A. The answer was overwhelmingly yes. All of us on the panel had great memories of growing up–mostly without cell phones, for they become popular after our childhoods. We spent great times outside, and that’s where our best memories are. In the same vein, I think the younger, the more impressionable. Our family was always outdoors, and I read voraciously. One thing (outdoors) was strong in the books I read. I remember the story of Bambi, or the Island of the Blue Dolphins. Even the Little House on the Prairie books were set close to nature, with Laura’s adventures being outdoors more than indoors.
Q. What were our favorite fictions?
A. I remember Claudia talking about The Road and another couple novels. I meant to talk more about weird fiction and some of Jeff VanderMeer’s work, but just ran out of time. I mentioned Barbara Kingsolver’s Flight Behavior and a couple other novels.
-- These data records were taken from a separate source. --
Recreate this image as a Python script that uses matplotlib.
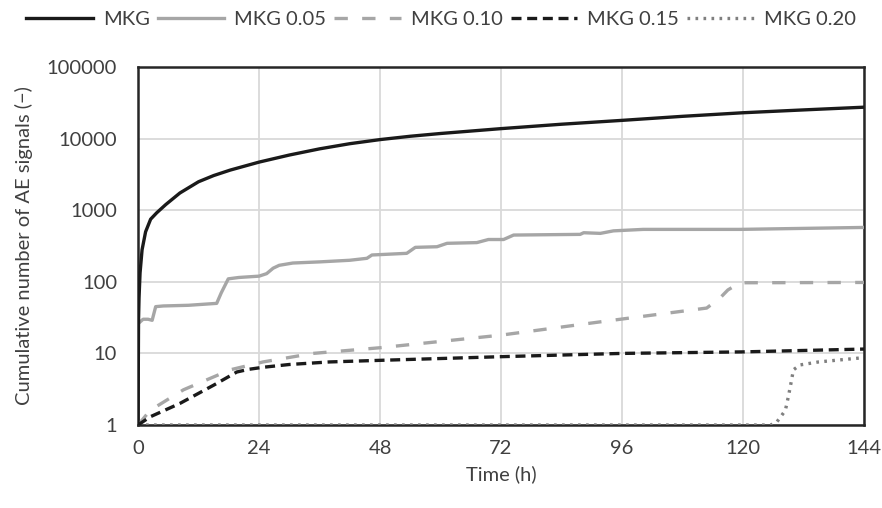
import matplotlib
matplotlib.use("Agg")
import matplotlib.pyplot as plt
from matplotlib.ticker import FixedLocator, FixedFormatter, NullLocator

plt.rcParams["font.family"] = ["Lato", "DejaVu Sans"]

# series (time in h, cumulative AE count)
t_mkg = [0, 0.1, 0.2, 0.4, 0.8, 1.5, 2.5, 3.7, 5.5, 8.3, 12, 15, 18.3, 24, 30,
         36, 42, 48, 54, 60, 72, 84, 96, 108, 120, 132, 144]
n_mkg = [1, 30, 60, 133, 280, 500, 750, 920, 1200, 1740, 2500, 3050, 3640,
         4700, 5900, 7200, 8500, 9700, 10800, 11800, 13800, 15900, 18000,
         20500, 23000, 25200, 27500]

t_005 = [0.4, 1, 2, 2.8, 3.5, 5, 10, 15.6, 16.5, 17.9, 20, 24, 25.5, 26.8, 28,
         30.7, 36.1, 42, 45.4, 46.4, 53.3, 55, 59.3, 61.3, 67.2, 69.5, 72.5,
         74.5, 87.7, 88.4, 91.7, 94.3, 100.2, 119.4, 144]
n_005 = [27.5, 30, 30, 29, 45, 46, 47, 50, 70, 110, 115, 120, 130, 155, 170,
         183, 190, 200, 213, 237, 250, 303, 309, 345, 353, 390, 390,
         450, 460, 485, 475, 515, 540, 540, 575]

t_010 = [0, 2.4, 9, 15, 18.3, 24.8, 34.7, 48, 72, 91.7, 112.8, 115.5, 117,
         119.4, 144]
n_010 = [1, 1.6, 3.1, 4.7, 5.9, 7.6, 10, 12, 18, 27.6, 43, 60, 77, 97, 98]

t_015 = [0, 2.4, 8.3, 15, 19.6, 22, 24.8, 30, 38, 48, 72, 96, 120, 144]
n_015 = [1, 1.3, 2.0, 3.6, 5.5, 6.0, 6.4, 7.0, 7.6, 8.0, 9.0, 10.0, 10.5, 11.5]

t_020 = [0, 125.5, 126.7, 128.4, 129, 129.5, 130, 131.3, 135, 143, 144]
n_020 = [1, 1, 1.1, 1.6, 2.5, 3.8, 5.9, 6.9, 7.6, 8.6, 8.7]

x_ticks = [0, 24, 48, 72, 96, 120, 144]
y_ticks = [1, 10, 100, 1000, 10000, 100000]
y_labels = ["1", "10", "100", "1000", "10000", "100000"]

fs = 14.5
txt = "#404040"

fig = plt.figure(figsize=(8.82, 5.08), dpi=100)
ax = fig.add_axes([0.1565, 0.1634, 0.8231, 0.7046])

lw = 2.4
ax.plot(t_mkg, n_mkg, color="#1a1a1a", lw=lw, label="MKG", zorder=5)
ax.plot(t_005, n_005, color="#a6a6a6", lw=lw, label="MKG 0.05", zorder=4)
ax.plot(t_010, n_010, color="#a6a6a6", lw=lw, dashes=(4, 4.3), label="MKG 0.10", zorder=3)
ax.plot(t_015, n_015, color="#1a1a1a", lw=lw, dashes=(3, 1.7), label="MKG 0.15", zorder=4)
ax.plot(t_020, n_020, color="#7f7f7f", lw=lw, dashes=(0.8, 1.6), label="MKG 0.20", zorder=3)

ax.set_yscale("log")
ax.set_xlim(0, 144)
ax.set_ylim(1, 100000)
ax.xaxis.set_major_locator(FixedLocator(x_ticks))
ax.yaxis.set_major_locator(FixedLocator(y_ticks))
ax.yaxis.set_major_formatter(FixedFormatter(y_labels))
ax.yaxis.set_minor_locator(NullLocator())
ax.tick_params(length=0, labelsize=fs, colors=txt)
ax.tick_params(axis="y", pad=15)
ax.tick_params(axis="x", pad=11)
ax.grid(True, color="#d9d9d9", lw=1.3)
ax.set_axisbelow(True)
for s in ax.spines.values():
    s.set_color("#262626")
    s.set_linewidth(1.8)

ax.set_xlabel("Time (h)", fontsize=fs, color=txt, labelpad=6)
ax.set_ylabel("Cumulative number of AE signals (\u2212)", fontsize=fs,
              color=txt, labelpad=10)

fig.legend(loc="upper center", bbox_to_anchor=(0.5, 1.015), ncol=5, frameon=False,
           fontsize=fs, handlelength=3.3, handletextpad=0.5, columnspacing=0.4,
           labelcolor=txt)

fig.savefig("out.png", dpi=100)
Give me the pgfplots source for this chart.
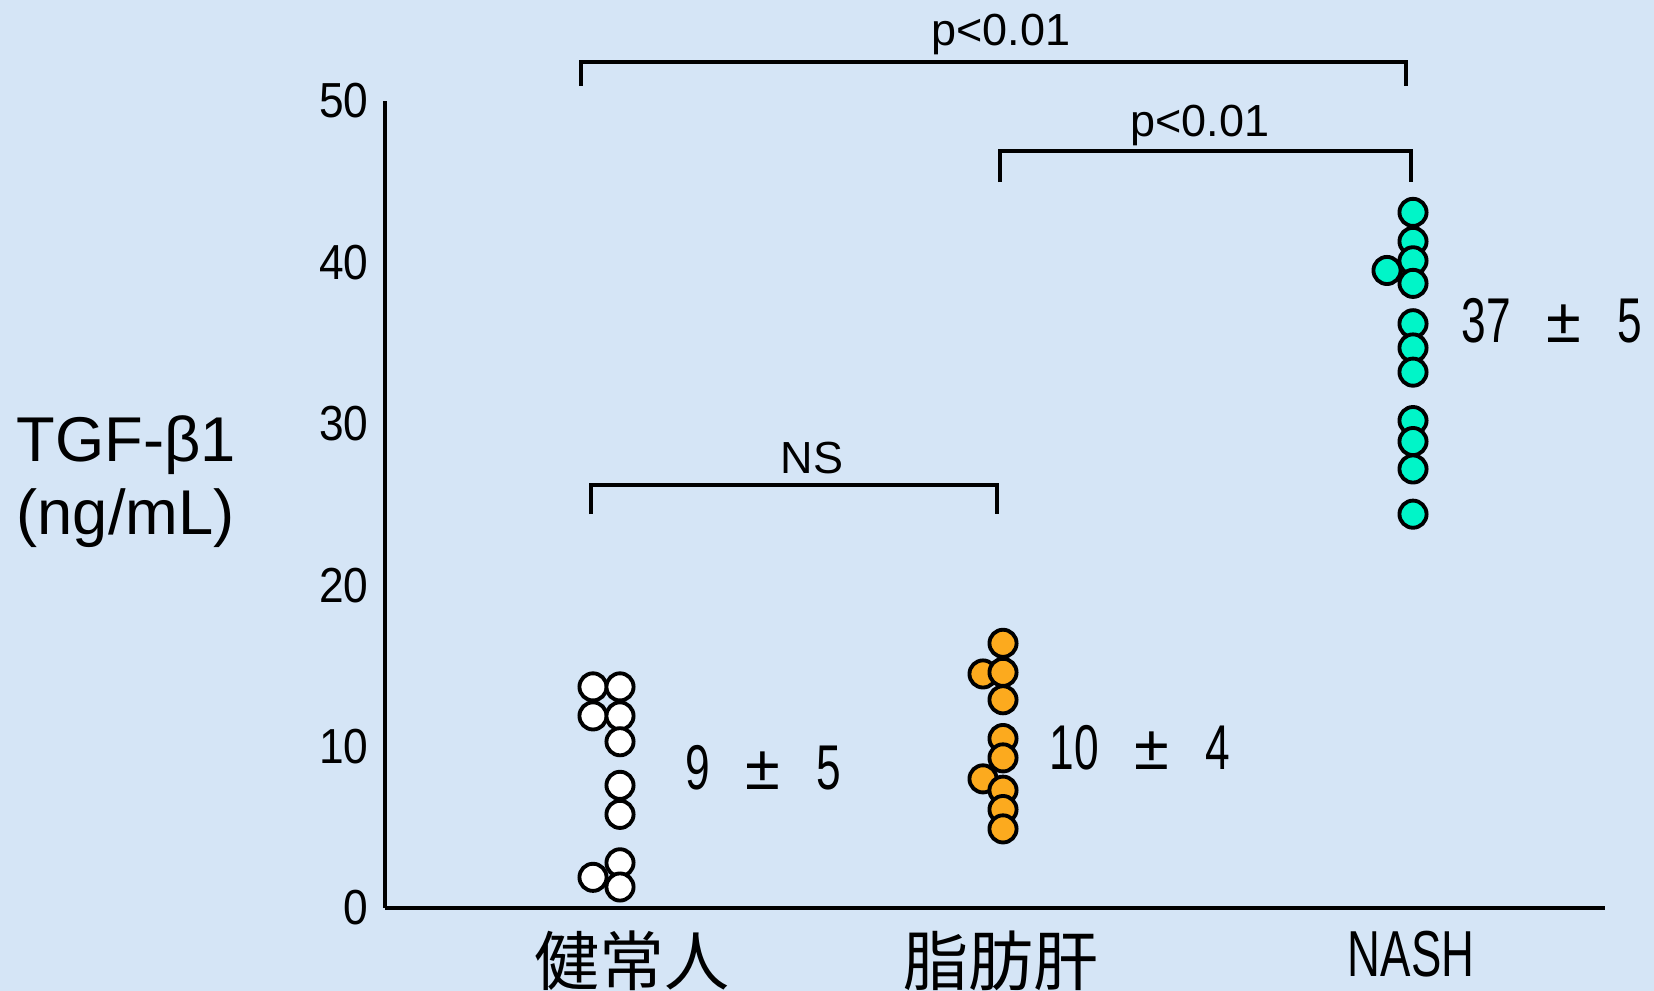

Sometimes we readers have particular if not peculiar types of fiction we really like, and it may be dependent on what we’re in the mood for. But I will never forget reading Flight Behavior, because it came during a point in my life where my father had just died and where, in the next few years, I began to really miss the stability of family he had built. In his honor, we did a road trip down South to visit graves, old houses, and of course relatives who were still alive. When reading Flight Behavior, I very much felt like the main character Dellarobia, because, like her, a transition had happened at some vague point in the past where I no longer felt comfortable in the company of conservative community I was brought up in. But then when Dad died, I missed my childhood, for memories of it represented his health, and I sunk myself into the past, remembering the loving aunts and uncles and grandparents and cousins–and I missed them with a very palpable regret and wished I could blink back in time. It turns out, as young adults, we began to grow apart to an extent because we were starting new families and also became more geographically further apart–and then when my mammaw and pappaw died, there were not as many reunions.
But the point of it all is that in Kingsolver’s novel, I relived my experience with various people I had grown up with in real life. Her novel represented past coming to terms with present and old ideologies coming to terms with scientific reality. It was about a community changing and looking at ecological importance. It seemed to be a story about my life, I guess. So in that sense, you can see that I didn’t enjoy Flight Behavior because it was about climate change. I enjoyed the story because, to me, it was a great story I could personally relate to on an emotional level–and that it included climate change made it that much more important to me.
I mentioned at the panel that a weird thing happened on our road trip down South. There used to be a mountain behind my mammaw and pappaw’s house when I was very young. We would climb the Appalachian ranges, up and down, for hours on end. When we went back there in 2012, the mountain was simply gone…the old holler now paved, and lined with modern houses. My grandparents’ house was still there, but the great mountain behind was gone–we assume for coal removal.
A few nights before this talk, I called my cousin, whose husband had died unexpectedly in January this year. We realized we were tired of seeing each other only at funerals (her mother and dad both died in the past few years as well, and my dad in 2009). So she and another cousin are going to try very hard to come to the Midwest this summer when we are there, and I’m really looking forward to it. Just talking with her for two hours, and feeling snug with her southern accent, and giggling about funny times from our youth–really got me grounded. Only she and my other two cousins, and maybe my brother, would ever share some of these memories.
The feature picture is from a run last week, when the sun came out and the reflection of sky, creek, and willow together was very peaceful.